Gretna-Algiers 6 October 2017 Train Pictures

Greetings, dear readers.  For those of you out there in railroad-enthusiast land (who don't follow any of my other work), yes, it indeed has been a long time, and, oh, what's this new venue?

I have plenty to explain about this, but, before I do, let me set up this set of pictures, briefly tell you what is happening in the pictures before showing them to you, and then use the text among the pictures to describe the reasons that you haven't seen railroad picture essays from me in awhile.

I took these pictures on the afternoon of Friday 6 October 2017 of a train of the New Orleans & Gulf Coast Railway was coming up Madison Street in Gretna and then Brooklyn Avenue in Algiers (it's the same street but in different cities) from Belle Chasse and into Gouldsboro Yard.  

My actual website has some problems.  It crashed in early September.  Fixing it would require knowledge of coding that I do not have, which is to say that fixing it would require money - that I do not have.

I am devastated, and about the only recourse that I can see is the crowdfunding platform on which you are reading this essay.

If you have followed my work for a long time, you know that I put my heart and soul into it.  You know that it is a labor of love.  And you know that it is who I am.

Many people find what I do valuable or useful, and these images and ideas and stories and information will be floating around the internet long after I am dead, but the huge problem is that, ever since I burned out of being a very good school-teacher, the best uses of my talent - the best ways for me to share my gifts with the world - do not fit neatly into paid work opportunities.

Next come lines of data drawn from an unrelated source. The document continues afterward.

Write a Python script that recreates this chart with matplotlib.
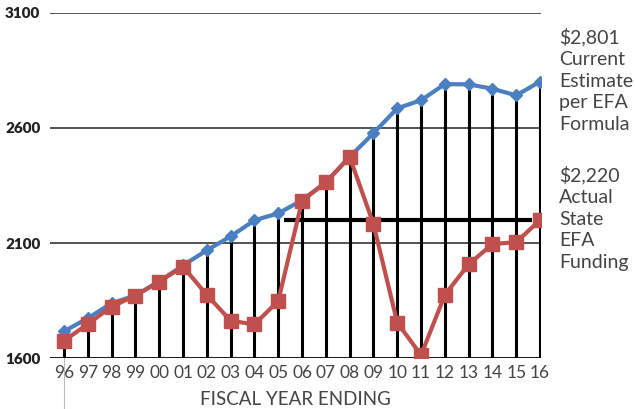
import matplotlib.pyplot as plt

YEARS = ["96", "97", "98", "99", "00", "01", "02", "03", "04", "05", "06",
         "07", "08", "09", "10", "11", "12", "13", "14", "15", "16"]
FORMULA = [1717, 1774, 1839, 1873, 1934, 2003, 2069, 2129, 2199, 2229, 2286,
           2364, 2474, 2577, 2685, 2720, 2790, 2789, 2770, 2741, 2801]
ACTUAL = [1676, 1749, 1824, 1872, 1933, 1998, 1875, 1763, 1747, 1849, 2283,
          2364, 2474, 2183, 1755, 1614, 1875, 2008, 2096, 2104, 2200]
Y_TICKS = [1600, 2100, 2600, 3100]
CURRENT_LEVEL = 2200

BLUE = "#4a7fc1"
RED = "#c0504d"
TEXT = "#444444"

fig = plt.figure(figsize=(6.35, 4.09), dpi=100)
ax = fig.add_axes([50 / 635, (409 - 358.3) / 409, 491 / 635, (358.3 - 12.7) / 409])

x = list(range(len(YEARS)))

# gridlines
for v in Y_TICKS[1:]:
    ax.axhline(v, color="#444444", lw=1.3, zorder=1)
ax.axhline(Y_TICKS[0], color="black", lw=2, zorder=2)

# drop lines from the formula points
ax.vlines(x, Y_TICKS[0], FORMULA, color="black", lw=2.2, zorder=2)

# current funding level line
ax.hlines(CURRENT_LEVEL, 9.25, 19.66, color="black", lw=3, zorder=3)

ax.plot(x, FORMULA, color=BLUE, lw=3, marker="D", ms=6.5, zorder=4)
ax.plot(x, ACTUAL, color=RED, lw=3, marker="s", ms=10.5, zorder=5)

ax.set_xlim(-0.59, 20.04)
ax.set_ylim(1600, 3100)

for s in ax.spines.values():
    s.set_visible(False)
ax.tick_params(length=0)
ax.set_yticks(Y_TICKS)
ax.set_yticklabels([str(v) for v in Y_TICKS], fontsize=11, fontweight="heavy",
                   fontfamily="Lato", color="#222222")
ax.tick_params(axis="y", pad=7)
ax.set_xticks(x)
ax.set_xticklabels(YEARS, fontsize=12.5, fontfamily="Lato", color=TEXT)
ax.tick_params(axis="x", pad=5)
ax.set_xlabel("FISCAL YEAR ENDING", fontsize=13.5, fontfamily="Lato",
              color=TEXT, labelpad=7)

# thin reference line below first year
fig.add_artist(plt.Line2D([64 / 635, 64 / 635], [0, (409 - 358.3) / 409],
                          color="#bbbbbb", lw=0.8))

fig.text(559 / 635, 1 - 28 / 409, "$2,801\nCurrent\nEstimate\nper EFA\nFormula",
         fontsize=14, fontfamily="Lato", color=TEXT, va="top", linespacing=1.32)
fig.text(559 / 635, 1 - 166 / 409, "$2,220\nActual\nState\nEFA\nFunding",
         fontsize=14, fontfamily="Lato", color=TEXT, va="top", linespacing=1.32)

fig.savefig("out.png", dpi=100)
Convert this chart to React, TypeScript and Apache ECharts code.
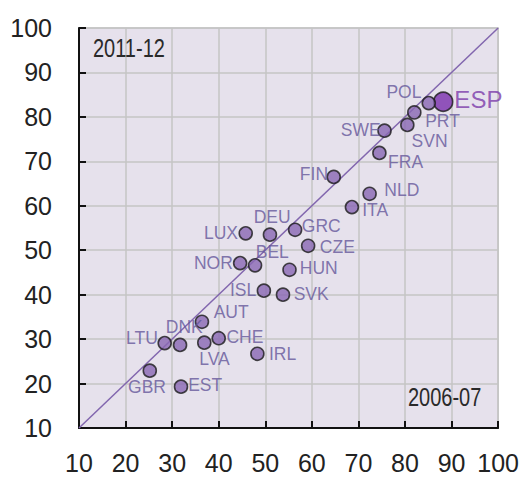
import React, { useEffect, useRef } from "react";
import * as echarts from "echarts";

const countries = ["ESP","POL","PRT","SVN","SWE","FRA","FIN","NLD","ITA","GRC","CZE","HUN","SVK","IRL","LUX","DEU","NOR","BEL","ISL","AUT","DNK","CHE","LVA","LTU","GBR","EST"];
const values2006 = [88.2,85.1,82.0,80.5,75.6,74.5,64.7,72.4,68.6,56.4,59.2,55.2,53.8,48.3,45.8,51.0,44.6,47.8,49.7,36.4,31.7,40.0,36.9,28.4,25.2,31.9];
const values2011 = [83.4,83.1,81.0,78.2,76.9,71.9,66.5,62.7,59.7,54.6,51.0,45.6,40.0,26.7,53.8,53.5,47.1,46.6,40.9,33.9,28.7,30.2,29.2,29.1,22.9,19.3];
const axisTicks = [10,100,10]; // min, max, interval
const periodX = "2006-07";
const periodY = "2011-12";
const highlight = "ESP";

// label offsets (px) of label centre relative to each dot centre
const labelOffsets: Record<string, [number, number]> = {
  ESP:[36,-1], POL:[-24,-10], PRT:[29,9], SVN:[23,17], SWE:[-23,0], FRA:[27,10],
  FIN:[-19,-2], NLD:[33,-3], ITA:[24,4], GRC:[27,-3], CZE:[30,2], HUN:[30,-1],
  SVK:[29,0], IRL:[26,1], LUX:[-24,0], DEU:[3,-17], NOR:[-26,1], BEL:[18,-13],
  ISL:[-20,0], AUT:[30,-9], DNK:[5,-17], CHE:[27,0], LVA:[11,17], LTU:[-22,-4],
  GBR:[-2,17], EST:[25,-1],
};

const sans = "'Liberation Sans', Arial, sans-serif";

export default function App() {
  const ref = useRef<HTMLDivElement>(null);
  useEffect(() => {
    if (!ref.current) return;
    const chart = echarts.init(ref.current, undefined, { renderer: "svg" });
    const [mn, mx, iv] = axisTicks;
    const pts = countries.map((c, i) => {
      const isH = c === highlight;
      const size = isH ? 19 : 13;
      const [dx, dy] = labelOffsets[c];
      return {
        name: c,
        value: [values2006[i], values2011[i]],
        symbolSize: size,
        itemStyle: { color: isH ? "#7a2fae" : "#8a68b4", borderColor: "#1a1a1a", borderWidth: 1.6 },
        label: {
          show: true,
          position: [size / 2 + dx, size / 2 + dy],
          align: "center",
          verticalAlign: "middle",
          formatter: c,
          color: isH ? "#7b3aaa" : "#64569a",
          fontSize: isH ? 24 : 17.5,
          fontFamily: sans,
        },
      };
    });
    const axisCommon = {
      type: "value",
      min: mn,
      max: mx,
      interval: iv,
      axisLine: { show: true, lineStyle: { color: "#111", width: 2 } },
      axisTick: { show: true, inside: true, length: 7, lineStyle: { color: "#111", width: 2 } },
      splitLine: { show: true, lineStyle: { color: "#c4c4c4", width: 1.5 } },
      axisLabel: { color: "#222", fontSize: 25, fontFamily: sans },
    };
    chart.setOption({
      animation: false,
      backgroundColor: "#ffffff",
      grid: { left: 79, right: 22, top: 28, bottom: 49, show: true, backgroundColor: "#e6e1ec", borderColor: "#c4c4c4", borderWidth: 1.5 },
      xAxis: { ...axisCommon, axisLabel: { ...axisCommon.axisLabel, margin: 22 } },
      yAxis: { ...axisCommon, axisLabel: { ...axisCommon.axisLabel, margin: 27 } },
      series: [
        {
          type: "line",
          data: [[mn, mn], [mx, mx]],
          symbol: "none",
          silent: true,
          lineStyle: { color: "#8266ae", width: 1.5 },
          z: 1,
        },
        {
          type: "scatter",
          data: pts,
          z: 3,
          labelLayout: { hideOverlap: false },
        },
      ],
      graphic: [
        { type: "text", x: 93, y: 36, scaleX: 0.8, style: { text: periodY, fontSize: 25, fontFamily: sans, fill: "#2a2a2a" }, z: 10 },
        { type: "text", x: 408, y: 385, scaleX: 0.8, style: { text: periodX, fontSize: 25, fontFamily: sans, fill: "#2a2a2a" }, z: 10 },
      ],
    });
    return () => chart.dispose();
  }, []);
  return <div ref={ref} style={{ position: "fixed", left: 0, top: 0, width: 522, height: 477 }} />;
}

I wake up every day wanting to work.  I wake up every day wanting to spend 10 or more hours working on photography, research, writing, teaching (not the classroom kind, not anymore), music, gardening-and-farming, and the sharing of information and knowledge - whether in the form of photographs or in the form of research and writing - with the entire world.

But I am prevented from doing almost all of this work, and the reason is that I need to eat and need shelter.

Think of how bassackwards that is, or think of how bassackwards my situation - which is hardly unique - reveals society to be.

You live in a world overflowing with material wealth, thanks to the marvels of technology and capitalism.  You live in a world in which tens of thousands of farmers are going broke every year not because they can't make enough crops but because they can't sell the crops that they make, even despite the fact that we turn plenty of food into gasoline!

You live in a world in which lab-grown meats and additional improvements in agricultural technology will soon decimate the price of rural land, in which retail outlets across the continent are shutting down because they are no longer necessary, and in which self-driving trucks are about to unemploy millions of American men, and people still think that the way of addressing this is to "bring back jobs"?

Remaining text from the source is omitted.